John Forte '93, Emery Brown '74 to headline A.L.E.S. event
When the Academy celebrates 55 years of the Afro-Latinx Exonian Society in October, the event will include plenty of PEA alumni star power.
Dr. Emery Brown ’74, one of the world’s leading physician-scientists in the field of anesthesiology, and John Forte ’93, a hip-hop music luminary, will be among the graduates returning to campus to help remember the club’s founding and its impact on the institution over the past half-century.
Trustees Wole Coaxum ’88 and Paulina Jerez ’91 will serve as hosts of the weekend-long celebration Oct. 27-28 that will also include remarks from Principal Bill Rawson ’71, an alumni panel, an oral history and other programming.
Brown, the 2020 John and Elizabeth Phillips Award winner, will deliver the event’s keynote address. Brown received a degree in applied mathematics from Harvard before earning a doctorate in statistics along with a medical degree at Harvard Medical School. Over his career, he has practiced as an anesthesiologist, studied neuroscience and published more than 400 original papers, inventing and patenting landmark scientific and medical technologies. He teaches medical engineering and computational neuroscience at MIT, as well as anesthesiology at Harvard Medical School. He is the only person to hold simultaneous endowed chairs at both of these institutions. Brown is one of only 25 people — and the first African American, the first statistician and the first anesthesiologist — elected to all three branches of the National Academies: Medicine, Sciences and Engineering.

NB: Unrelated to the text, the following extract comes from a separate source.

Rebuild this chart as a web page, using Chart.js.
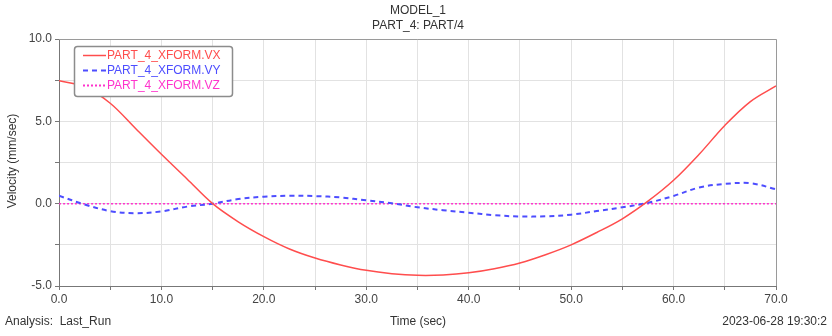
<!DOCTYPE html>
<html>
<head>
<meta charset="utf-8">
<script src="https://cdn.jsdelivr.net/npm/chart.js@4.4.0/dist/chart.umd.min.js"></script>
<style>
  html, body { margin: 0; padding: 0; background: #fff; }
  #wrap { width: 832px; height: 336px; position: relative; }
</style>
</head>
<body>
<div id="wrap"><canvas id="myChart"></canvas></div>
<script>
// time samples (sec)
const time = [0, 2.5, 5, 7.5, 10, 12.5, 15, 17.5, 20, 22.5, 25, 27.5, 30, 32.5, 35,
  37.5, 40, 42.5, 45, 47.5, 50, 52.5, 55, 57.5, 60, 62.5, 65, 67.5, 70];

// velocities (mm/sec)
const vx = [7.47, 7.1, 6.1, 4.55, 3.0, 1.5, 0.0, -1.1, -2.0, -2.75, -3.3, -3.72, -4.05, -4.25, -4.35,
  -4.33, -4.2, -3.95, -3.6, -3.1, -2.5, -1.75, -0.92, 0.15, 1.42, 3.0, 4.75, 6.2, 7.15];
const vy = [0.48, -0.05, -0.45, -0.58, -0.47, -0.18, 0.0, 0.28, 0.42, 0.48, 0.46, 0.38, 0.2, 0.02, -0.22,
  -0.4, -0.55, -0.7, -0.78, -0.77, -0.67, -0.45, -0.22, 0.05, 0.47, 0.98, 1.2, 1.24, 0.88];
const vz = [0, 0, 0, 0, 0, 0, 0, 0, 0, 0, 0, 0, 0, 0, 0,
  0, 0, 0, 0, 0, 0, 0, 0, 0, 0, 0, 0, 0, 0];

const seriesNames = ['PART_4_XFORM.VX', 'PART_4_XFORM.VY', 'PART_4_XFORM.VZ'];
const seriesColors = ['#ff4d4d', '#4d4dff', '#ff33cc'];
const seriesDash = [[], [5, 4], [2, 2]];

const titleText = 'MODEL_1';
const subtitleText = 'PART_4: PART/4';
const xTitle = 'Time (sec)';
const yTitle = 'Velocity (mm/sec)';
const analysisText = 'Analysis:  Last_Run';
const stampText = '2023-06-28 19:30:2';

const FONT = '"Liberation Sans", Arial, sans-serif';

const toPoints = (ys) => time.map((t, i) => ({ x: t, y: ys[i] }));

// draws titles, frame, legend and footer texts
const decorPlugin = {
  id: 'decor',
  afterDraw(chart) {
    const { ctx, chartArea } = chart;
    ctx.save();

    // frame (top and right)
    ctx.strokeStyle = '#9a9a9a';
    ctx.lineWidth = 1;
    ctx.beginPath();
    ctx.moveTo(chartArea.left, chartArea.top + 0.5);
    ctx.lineTo(chartArea.right + 0.5, chartArea.top + 0.5);
    ctx.lineTo(chartArea.right + 0.5, chartArea.bottom);
    ctx.stroke();

    ctx.fillStyle = '#333';
    ctx.font = '12px ' + FONT;
    ctx.textBaseline = 'middle';
    ctx.textAlign = 'center';
    ctx.fillText(titleText, 418, 11);
    ctx.fillText(subtitleText, 418, 26);
    ctx.fillText(xTitle, 418, 322);

    ctx.textAlign = 'left';
    ctx.fillText(analysisText, 5, 322);
    ctx.textAlign = 'right';
    ctx.fillText(stampText, 827, 322);

    // y axis title
    ctx.save();
    ctx.translate(13, 161);
    ctx.rotate(-Math.PI / 2);
    ctx.textAlign = 'center';
    ctx.fillText(yTitle, 0, 0);
    ctx.restore();

    // legend box
    const bx = 74.5, by = 46.5, bw = 158, bh = 50;
    ctx.fillStyle = '#fff';
    ctx.strokeStyle = '#8c8c8c';
    ctx.lineWidth = 1.5;
    ctx.beginPath();
    ctx.roundRect(bx, by, bw, bh, 3);
    ctx.fill();
    ctx.stroke();

    seriesNames.forEach((name, i) => {
      const y = 55.5 + i * 15;
      ctx.strokeStyle = seriesColors[i];
      ctx.lineWidth = i === 0 ? 1.5 : 2;
      ctx.setLineDash(seriesDash[i]);
      ctx.beginPath();
      ctx.moveTo(83, y);
      ctx.lineTo(106, y);
      ctx.stroke();
      ctx.setLineDash([]);
      ctx.fillStyle = seriesColors[i];
      ctx.textAlign = 'left';
      ctx.fillText(name, 107, y);
    });

    ctx.restore();
  },
};

const data = {
  datasets: [
    {
      label: seriesNames[0],
      data: toPoints(vx),
      borderColor: seriesColors[0],
      borderWidth: 1.5,
      borderDash: seriesDash[0],
    },
    {
      label: seriesNames[1],
      data: toPoints(vy),
      borderColor: seriesColors[1],
      borderWidth: 2,
      borderDash: seriesDash[1],
    },
    {
      label: seriesNames[2],
      data: toPoints(vz),
      borderColor: seriesColors[2],
      borderWidth: 1.5,
      borderDash: seriesDash[2],
    },
  ],
};

const config = {
  type: 'line',
  data,
  options: {
    responsive: true,
    maintainAspectRatio: false,
    animation: false,
    events: [],
    layout: {
      padding: { top: 39, right: 56, bottom: 0, left: 0 },
    },
    elements: {
      point: { radius: 0 },
      line: { tension: 0.35, fill: false },
    },
    scales: {
      x: {
        type: 'linear',
        min: 0,
        max: 70,
        afterFit: (scale) => { scale.height = 50; },
        ticks: {
          stepSize: 5,
          autoSkip: false,
          maxRotation: 0,
          padding: 2,
          color: '#444',
          font: { size: 12, family: FONT },
          callback: (v) => (v % 10 === 0 ? v.toFixed(1) : ''),
        },
        grid: {
          color: '#e2e2e2',
          tickColor: '#777',
          tickLength: 4,
        },
        border: { color: '#777', width: 1 },
      },
      y: {
        min: -5,
        max: 10,
        afterFit: (scale) => { scale.width = 59; },
        ticks: {
          stepSize: 2.5,
          autoSkip: false,
          padding: 3,
          color: '#444',
          font: { size: 12, family: FONT },
          callback: (v) => (v % 5 === 0 ? v.toFixed(1) : ''),
        },
        grid: {
          color: '#e2e2e2',
          tickColor: '#777',
          tickLength: 4,
        },
        border: { color: '#777', width: 1 },
      },
    },
    plugins: {
      legend: { display: false },
      tooltip: { enabled: false },
    },
  },
  plugins: [decorPlugin],
};

const myChart = new Chart(document.getElementById('myChart'), config);
</script>
</body>
</html>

Forte went to New York University after Exeter, promptly finding a place in an evolving alternative hip-hop music scene in the city. Forte rose to prominence through collaboration with The Fugees on their seminal album The Score, but his music career was derailed in 2000 when he was arrested and later convicted on drug charges. His federal sentence was commuted by President George W. Bush in 2008. Forte’s story is one of redemption and resolve, however. Along with relaunching a successful music career, Forte became an advocate for at-risk youth and criminal justice reform. Eight years after delivering an address in Exeter’s 2015 MLK Jr. Day observance, Forte will return to an Academy stage to perform and share his story.
Other programming includes an alumni panel made up of Mark McClain ’74, Jackie Hayes ’85, Leroy Sims ’97, Claudia Cruz ’96 and Veronica Juarez ’00 and moderated by Russell Weatherspoon, dean of students.